Make no bones about it Privacy and Consent are now the biggest buzzwords in Direct Marketing. Cut to frantic scenes in compliance and marketing departments across the UK trying to figure out what the best approach is to take...
Is it a question of damned if you do and damned if you don't?
But before we all start ripping up marketing techniques that have been tried and tested over the last twenty years (since Data Protection Act of 1998 and 2003's PECR), let's start with performing a simple test on how you treat marketing communications with prospects and customers by applying 'The Granny Test':
Put yourselves in the shoes of your granny and think how she would feel if she received the latest DM pack, email or phone-call as part of a direct-marketing campaign. You'll get one of two answers:
She's worried/concerned/surprised to hear from the brand
She understands the reason for contact and accept/ignores or declines the offer
Of course, eliciting answer No.2 means you've probably got the correct consent/opt-in whilst respecting her privacy. Anything else, means you have to go back down the mine and work out why your granny doesn't understand the reason for contact.
Best practice is no longer an aspiration but the absolute minimum for direct marketing post GDPR. GDPR sounds onerous (it is in terms of administration!) but does attempt to crystalise how everyone would prefer to be contacted via marketing channels. Compliance can no longer be seen as a barrier, but another way to enable better marketing results through fairer legal means.
From personal experience, recent conversations with client brands have resurfaced some age old questions around consent, opt-in and privacy. Actually it is now easier to answer those questions with a stricter ICO interpretation of data laws using GDPR.
One such dilemma is 'Should we use company name or brand name opt-in statement? On the face of it, the benefits of a company wide opt-in are obvious, offering multiple brand opt-ins and total communication flexibility. However caution must be urged - do your prospects/customers most commonly associate with the brand or the company? Apply the 'Granny Test' and you'll quickly get the answer you need! Under GDPR using a company opt-in to send marketing comms from a brand a prospect is unfamiliar with, is likely to suffer the wrath of the ICO as you will need to prove that the original opt-in consent scope is tight enough to allow this type of brand contact.

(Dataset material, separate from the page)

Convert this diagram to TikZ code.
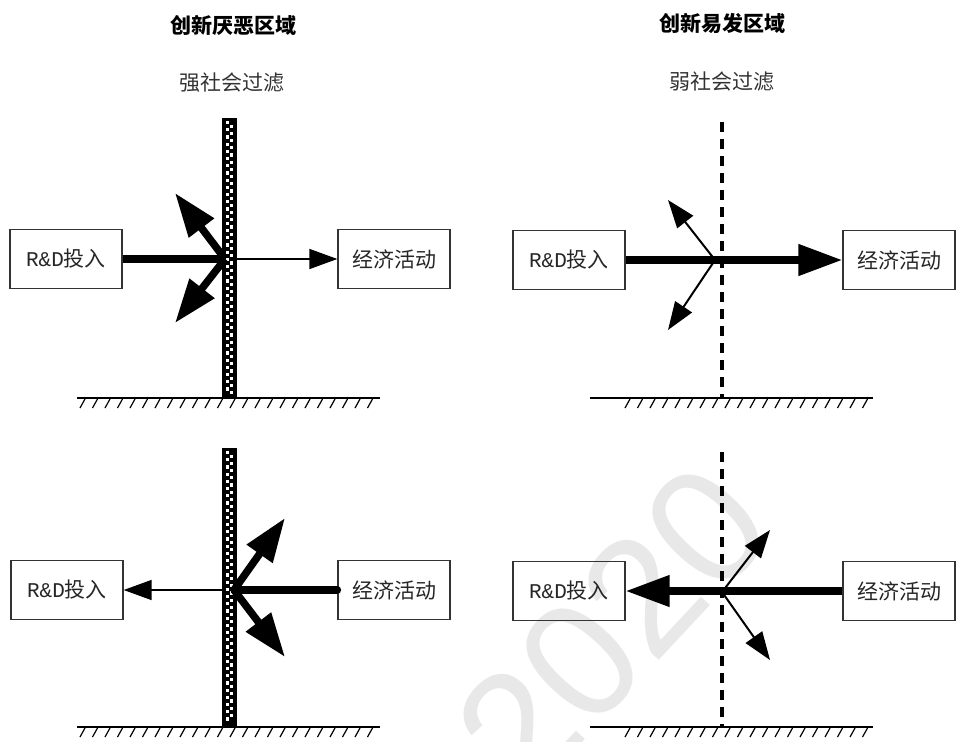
\documentclass[tikz,border=0pt]{standalone}
\usepackage{fontspec}
\usetikzlibrary{arrows.meta}
\newfontfamily\cjk{Noto Sans CJK SC}
\newfontfamily\latinmono{Liberation Mono}
\newfontfamily\markfont{Liberation Sans}

\begin{document}
\begin{tikzpicture}[x=1pt, y=-1pt,
  box/.style={draw=black!80, line width=1.3pt, minimum width=112pt, minimum height=59pt, inner sep=0pt, text=black!85, font=\cjk\fontsize{21}{25}\selectfont},
  title/.style={font=\cjk\bfseries\fontsize{21}{25}\selectfont},
  sub/.style={text=black!80, font=\cjk\fontsize{21}{25}\selectfont},
  heavy/.style={line width=7.5pt},
  light/.style={line width=1.5pt},
  medium/.style={line width=2pt},
  bigtip/.style={-{Triangle[length=44pt, width=30pt]}},
  smalltip/.style={-{Triangle[length=28pt, width=20pt]}},
  ground/.style={line width=1.6pt},
  filterline/.style={line width=4pt, dash pattern=on 10pt off 7pt}]
  \useasboundingbox (0,0) rectangle (957,741);

  \node[rotate=47, text=black!9, font=\markfont\fontsize{165}{165}\selectfont] (mark) at (612,628) {2020};

  \node[title] (t1) at (233,25) {创新厌恶区域};
  \node[title] (t2) at (722,24) {创新易发区域};
  \node[sub] (s1) at (232,83) {强社会过滤};
  \node[sub] (s2) at (722,82) {弱社会过滤};

  % walls and ground
  \foreach \top/\bot in {118/398, 448/727} {
    \fill[black] (222,\top) rectangle (237,\bot);
    \foreach \k in {0,...,76} {
      \pgfmathsetmacro\yy{\top+3+3.6*\k}
      \ifdim\yy pt<\numexpr\bot-6\relax pt
        \fill[white] ({225.8+3.8*mod(\k,2)},\yy) rectangle ++(3.4,3.2);
      \fi
    }
    \draw[ground] (77,\bot) -- (380,\bot);
    \foreach \x in {80,92.5,...,376} \draw[line width=1.2pt] (\x,\bot+10) -- (\x+5,\bot+1);
  }
  \draw[filterline] (722,122) -- (722,398);
  \draw[filterline] (722,452) -- (722,727);
  \foreach \bot in {398, 727} {
    \draw[ground] (590,\bot) -- (873,\bot);
    \foreach \x in {625,637.5,...,866} \draw[line width=1.2pt] (\x,\bot+10) -- (\x+5,\bot+1);
  }

  \node[box] (rd1) at (66,259) {{\latinmono R\&D}投入};
  \node[box] (ec1) at (394,259) {经济活动};
  \node[box] (rd2) at (569,260) {{\latinmono R\&D}投入};
  \node[box] (ec2) at (899,260) {经济活动};
  \node[box] (rd3) at (67,590) {{\latinmono R\&D}投入};
  \node[box] (ec3) at (394,590) {经济活动};
  \node[box] (rd4) at (569,591) {{\latinmono R\&D}投入};
  \node[box] (ec4) at (899,591) {经济活动};

  \coordinate (c1) at (225,259);
  \coordinate (o1) at (237,259);
  \coordinate (u1) at (175,193);
  \coordinate (d1) at (175,323);
  \draw[heavy] (rd1) -- (c1);
  \draw[heavy, bigtip] (c1) -- (u1);
  \draw[heavy, bigtip] (c1) -- (d1);
  \draw[light, smalltip] (o1) -- (ec1);

  \coordinate (c2) at (715,260);
  \coordinate (u2) at (668,200);
  \coordinate (d2) at (668,330);
  \draw[heavy, bigtip] (rd2) -- (ec2);
  \draw[medium, smalltip] (c2) -- (u2);
  \draw[medium, smalltip] (c2) -- (d2);

  \coordinate (c3) at (234,590);
  \coordinate (o3) at (222,590);
  \coordinate (u3) at (285,518);
  \coordinate (d3) at (285,657);
  \draw[heavy, line cap=round] (ec3) -- (c3);
  \draw[heavy, bigtip] (c3) -- (u3);
  \draw[heavy, bigtip] (c3) -- (d3);
  \draw[light, smalltip] (o3) -- (rd3);

  \coordinate (c4) at (722,592);
  \coordinate (u4) at (770,530);
  \coordinate (d4) at (770,660);
  \draw[heavy, bigtip] (ec4) -- (rd4);
  \draw[medium, smalltip] (c4) -- (u4);
  \draw[medium, smalltip] (c4) -- (d4);
\end{tikzpicture}
\end{document}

It seems only yesterday that pressure on companies to get serious about consent was at breaking point but looking back to 2015 the red flags were flying and highlighted (in no subtle terms) in a previous blog How to fix Direct Marketing Biggest Problem
2018 will be the year of reckoning for all those in the Direct Marketing game, so spend 2017 huddling together to solve your Consent / Privacy dilemmas, before the ICO (painfully) solves it for you.